Reclaim the Night 2009 - the Good Stuff

As I said in the last post, on November 21, over 2000 women marched through the streets of London to Reclaim the Night. Led by SheBoom, an all-women drumming group, we march from Whitehall Place, along Trafalgar Square, up Charing Cross Road and Tottenham Court Road until we reached the Camden Centre across from Kings Cross Station. It was a demonstration of female strength, as well as male fortitude in supporting the women's march. Chris Green, director of the White Ribbon Campaign UK, led several men on a separate march through London in solidarity with these 2000 women. It was a rainy night, but that did not quench the enthusiasm of any of the Reclaim the Night supporters, male and female.

After the march, we dried ourselves off inside at the Reclaim the Night Rally, which was organised by the London Feminist Network. Although the march was women-only, the rally, at the Camden Centre, was for anyone and everyone. 

Our friends at Object won the Emma Humphrey's Memorial Prize for a group!

Here you can see the four speakers, moderator, and sign-language translator on the stage.

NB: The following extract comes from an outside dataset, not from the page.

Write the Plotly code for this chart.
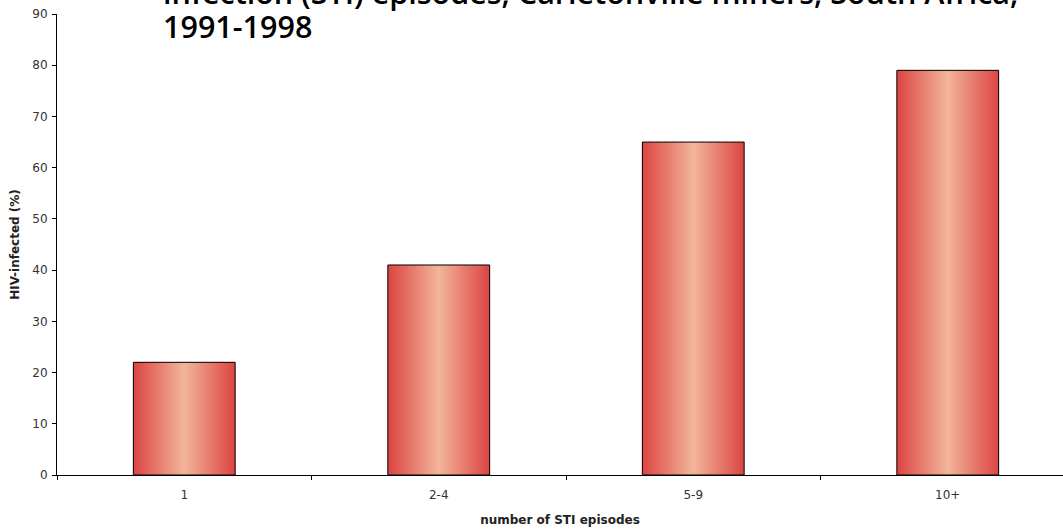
import plotly.graph_objects as go

categories = ["1", "2-4", "5-9", "10+"]
hiv_pct = [22, 41, 65, 79]
y_ticks = [0, 10, 20, 30, 40, 50, 60, 70, 80, 90]

title_upper = "HIV prevalence by number of sexually transmitted<br>infection (STI) episodes, Carletonville miners, South Africa,"
title_last = "1991-1998"

W, H = 1063, 530
left, top, bottom = 57, 14, 55
cat_px = 254.5
x_hi = -0.5 + (W - left) / cat_px

edge = (220, 70, 68)
center = (242, 180, 154)
N = 40
bar_w = 0.4

fig = go.Figure()
for k in range(N):
    t = k / (N - 1)
    c = tuple(round(edge[j] + (center[j] - edge[j]) * t) for j in range(3))
    w = bar_w * (1 - k / N)
    fig.add_trace(go.Bar(
        x=categories, y=hiv_pct, width=w,
        marker=dict(color="rgb(%d,%d,%d)" % c, line=dict(width=0)),
        hoverinfo="skip", showlegend=False,
    ))
fig.add_trace(go.Bar(
    x=categories, y=hiv_pct, width=bar_w,
    marker=dict(color="rgba(0,0,0,0)", line=dict(color="black", width=1)),
    showlegend=False,
))

tick_font = dict(family="DejaVu Sans", size=12, color="#333")
title_font = dict(family="DejaVu Sans", size=12, color="#222")
fig.update_layout(
    width=W, height=H,
    barmode="overlay",
    plot_bgcolor="white", paper_bgcolor="white",
    margin=dict(l=left, r=0, t=top, b=bottom),
    font=dict(family="DejaVu Sans", size=12, color="#222"),
    xaxis=dict(
        type="category", range=[-0.5, x_hi],
        showline=True, linecolor="black", linewidth=1,
        ticks="outside", tickson="boundaries", ticklen=4, tickcolor="black",
        showgrid=False, zeroline=False,
        tickfont=tick_font, ticklabelstandoff=9,
        title=dict(text="<b>number of STI episodes</b>", standoff=14,
                   font=title_font),
    ),
    yaxis=dict(
        range=[0, 90], tickvals=y_ticks,
        showline=True, linecolor="black", linewidth=1,
        ticks="outside", ticklen=4, tickcolor="black",
        showgrid=False, zeroline=False,
        tickfont=tick_font, ticklabelstandoff=2,
        title=dict(text="<b>HIV-infected (%)</b>", standoff=10,
                   font=title_font),
    ),
)

plot_h = H - top - bottom
def py(px):
    return (H - bottom - px) / plot_h

def px_x(px):
    return (px - left) / (W - left)

fig.add_annotation(
    text=title_upper, xref="paper", yref="paper",
    x=px_x(161), y=py(15), xanchor="left", yanchor="bottom", align="left",
    showarrow=False,
    font=dict(family="Open Sans", size=30.5, color="black", weight=600),
)
fig.add_annotation(
    text=title_last, xref="paper", yref="paper",
    x=px_x(161), y=py(49), xanchor="left", yanchor="bottom", align="left",
    showarrow=False,
    font=dict(family="Open Sans", size=30.5, color="black", weight=600),
)

fig.write_html(
    "out.html",
    config={"displayModeBar": False},
    post_script="document.body.style.margin='0';document.body.style.overflow='hidden';",
)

The speakers at the rally were amazing and truly inspiring. All produced applause throughout their speeches and several invoked standing ovations. Three out of five of the speakers at the rally mentioned the work of the White Ribbon Campaign! Shamsun Nahar said:
Male violence against women and children is not inevitable. Men can take a stand against this and indeed there are examples of men who are doing just that with the White Ribbon Campaign.
Maggie Bremner, of the NASUWT (National Association of Schoomasters Union of Women Teachers) said:
We have also worked to promote and support the work of the White Ribbon Campaign, which is a male led campaign against domestic violence towards women and produces resources for teachers. And a big thank you to the men here tonight supporting us.

1 comment:

  1. WRC UK also attended the Reclaim the Night event in Leeds , and there was a small Men's contingent showing support for the march of several hundred women , and then, joining in for a part of the march, and joining for the post march rally where we heard presnetations from among others, one of the womne who was on the original Leeds RTN march, a survivor of violence, a local councillr who helped support the march, and one of the organisers. The march received regional tv coverage.